«Non si vende a qualsiasi prezzo» aveva assicurato mesi fa il presidente esecutivo di Telecom, Franco Bernabè, quando il percorso per cedere La7 era ancora alle battute iniziali. Eppure quello con cui Urbano Cairo si è aggiudicato ieri la rete televisiva, o «la patata bollente» come lui stesso l’ha definita, è sicuramente un prezzo d’occasione. Un milione di euro tondo tondo, è il prezzo con cui l’editore ha acquistato la testata intorno alla quale si attaccano da anni tutte le speranze italiane di un terzo polo televisivo in chiaro.
Una testata che passerà di mano corredata di preventiva ricapitalizzazione per arrivare a una posizione finanziaria netta di almeno 88 milioni. Più la sottoscrizione a favore di Cairo di un contratto di fornitura di capacità trasmissiva di durata pluriennale. Più la rinuncia da parte di Telecom ai crediti finanziari vantati nei confronti di Ti Media per un importo complessivo pari a 100 milioni.
LE CONDIZIONI D’ACQUISTO
Le condizioni accettate dal consiglio d’amministrazione di Telecom Italia per portare a termine l’operazione rettificano l’impegno di Bernabè. La7 doveva essere ceduta a qualsiasi costo, anche se le fasi finali della vendita hanno coinciso con le conclusioni della campagna elettorale, visto che tenerla accesa costava al gruppo perdite da 100 milioni di euro all’anno. Ti Media, la società del gruppo che controlla l’emittente, ha infatti chiuso l’esercizio 2012 con una perdita netta di 240,9 milioni di euro, in peggioramento di 157,1 milioni rispetto al rosso di 83,8 milioni del 2011. L’indebitamento è salito a 260 milioni. La Borsa non ha apprezzato i dettagli dell’operazione, visto che Ti Media ha chiuso in profondo rosso, in flessione del 6,4% a 0,157 euro. Piatta invece la controllante Telecom (più 0,09%), giù Cairo Communication (meno 0,65%) in linea con l’andamento del listino.

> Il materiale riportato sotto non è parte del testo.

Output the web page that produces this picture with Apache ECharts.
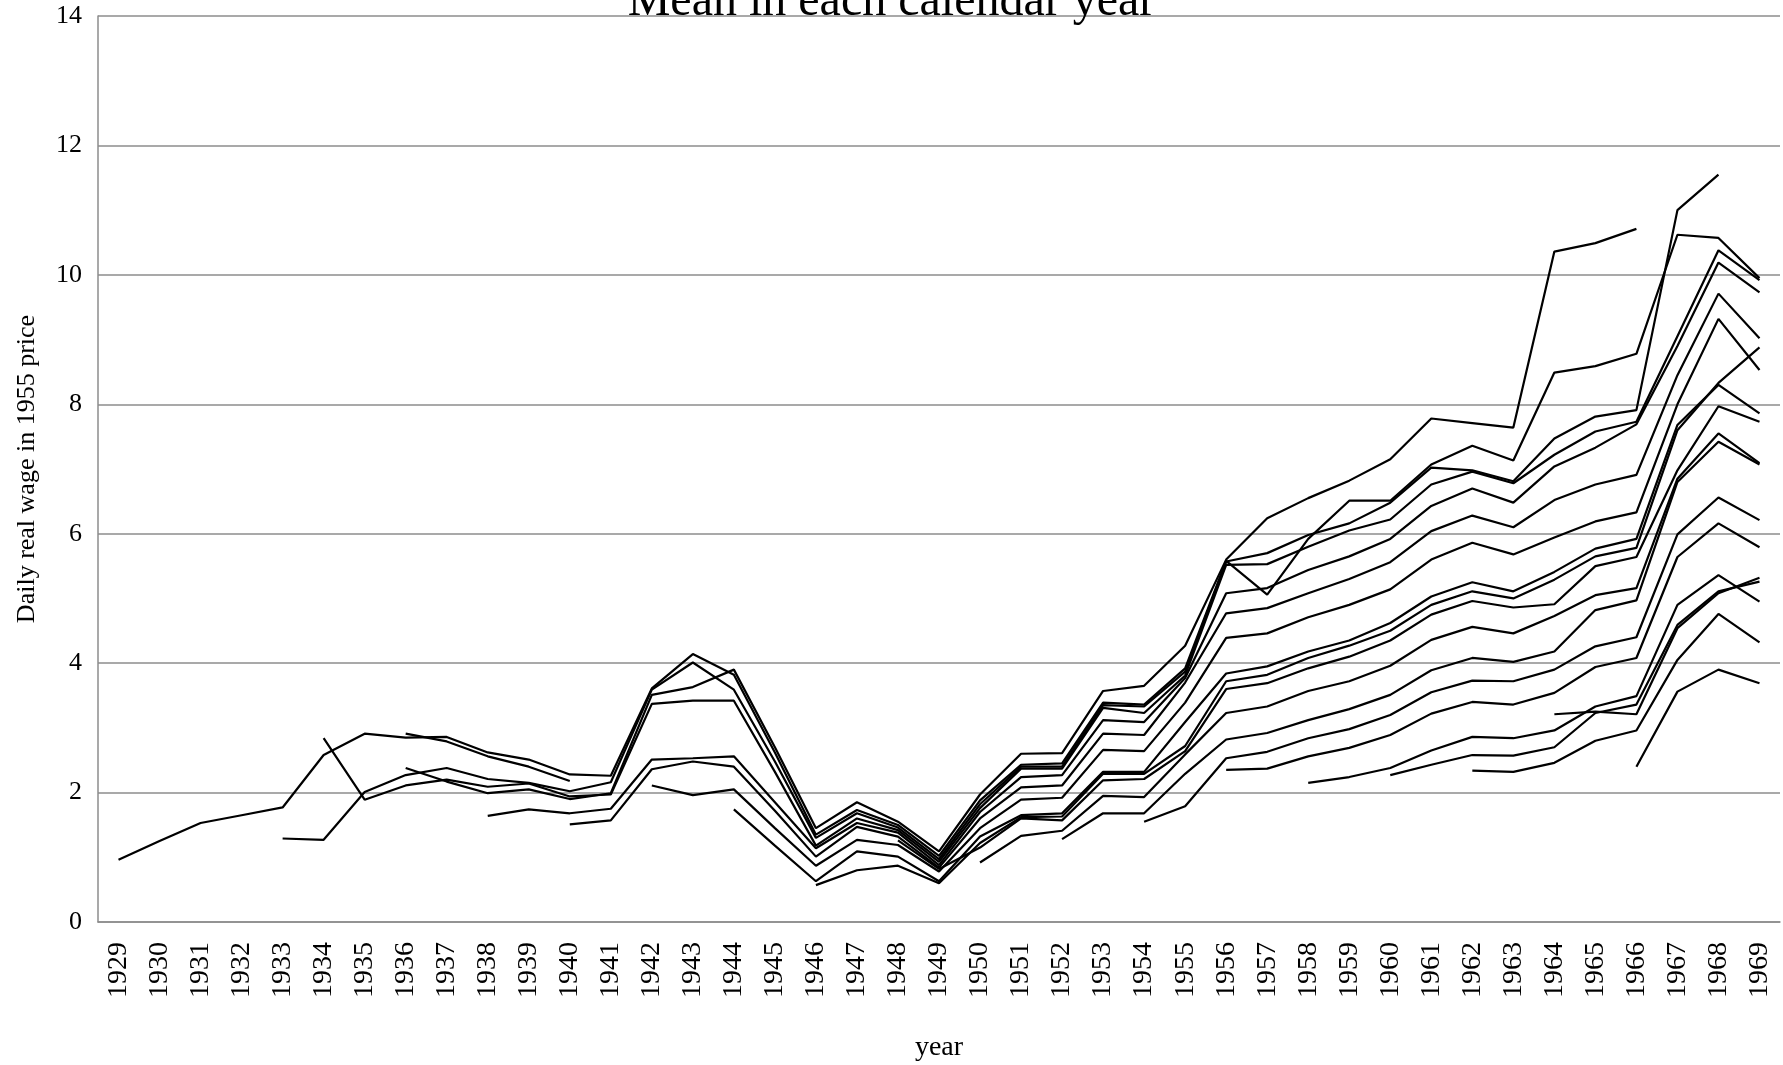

Il neoproprietario l’ex assistente di Berlusconi diventato editore con la passione per il calcio, presidente e proprietario anche della squadra del Torino si è limitato a commentare l’affare con una battuta: «Mi sono preso una bella patata bollente». Si è così conclusa la gara per la tv che alla fine rifiutata l’offerta fuori tempo massimo di Diego Della Valle si era ristretta a una corsa tra il fondo di private equity Clessidra, guidato da Claudio Sposito, e l’editore di magazine e concessionario della pubblicità Urbano Cairo, il favorito, benchè a lungo incerto (a fine anno mancava ancora un’offerta vincolante).
«È importante mettersi velocemente al lavoro per dare slancio alla rete, che ha dei punti di forza notevoli ma anche costi notevoli. Bisogna trovare un equilibrio» aveva preannunciato Cairo a metà febbraio, all’indomani della scelta di Telecom di proseguire le trattative in esclusiva con l’editore piemontese. Ristrutturazione in vista, dunque, per l’emittente televisiva che un tempo si chiamava Telemontecarlo e che nel 2001 diventò La7 dopo l’acquisizione da parte dell’allora Seat-Pagine Gialle. Prima del trasferimento della partecipazione del 100% de La7 (con l’esclusione della quota del 51% di Mtv Italia), la televisione sarà ricapitalizzata «per un importo tale per cui la società avrà, a quella data, una posizione finanziaria netta positiva non inferiore a 88 milioni di euro» e un livello di patrimonio netto pari a 138 milioni. Gli accordi prevedono, inoltre, la sottoscrizione di un contratto di fornitura di capacità trasmissiva di durata pluriennale tra La7 Srl e Ti Media Broadcasting. Infine, Telecom Italia è tenuta a rinunciare al momento dell’intervenuta sottoscrizione del contratto di cessione ai crediti finanziari vantati nei confronti di Ti Media per un importo complessivo pari a 100 milioni. Mentre Cairo, dal canto suo, si è impegnato a non cedere la rete tv per almeno 24 mesi.
FREQUENZE E ANTENNE
Non saranno invece vendute le frequenze digitali e le antenne di trasmissione detenute da Telecom. Il gruppo presieduto da Franco Bernabè ha dunque scommesso che i multiplex digitali abbiano più valore di quello attualmente riconosciuto dal mercato, e che se un giorno dovessero essere espropriati per mettere all’asta le frequenze, il governo dovrà riconoscere a TiMedia almeno quei 350 milioni investiti dalla società nelle frequenze e nell’infrastruttura delle piattaforme digitali.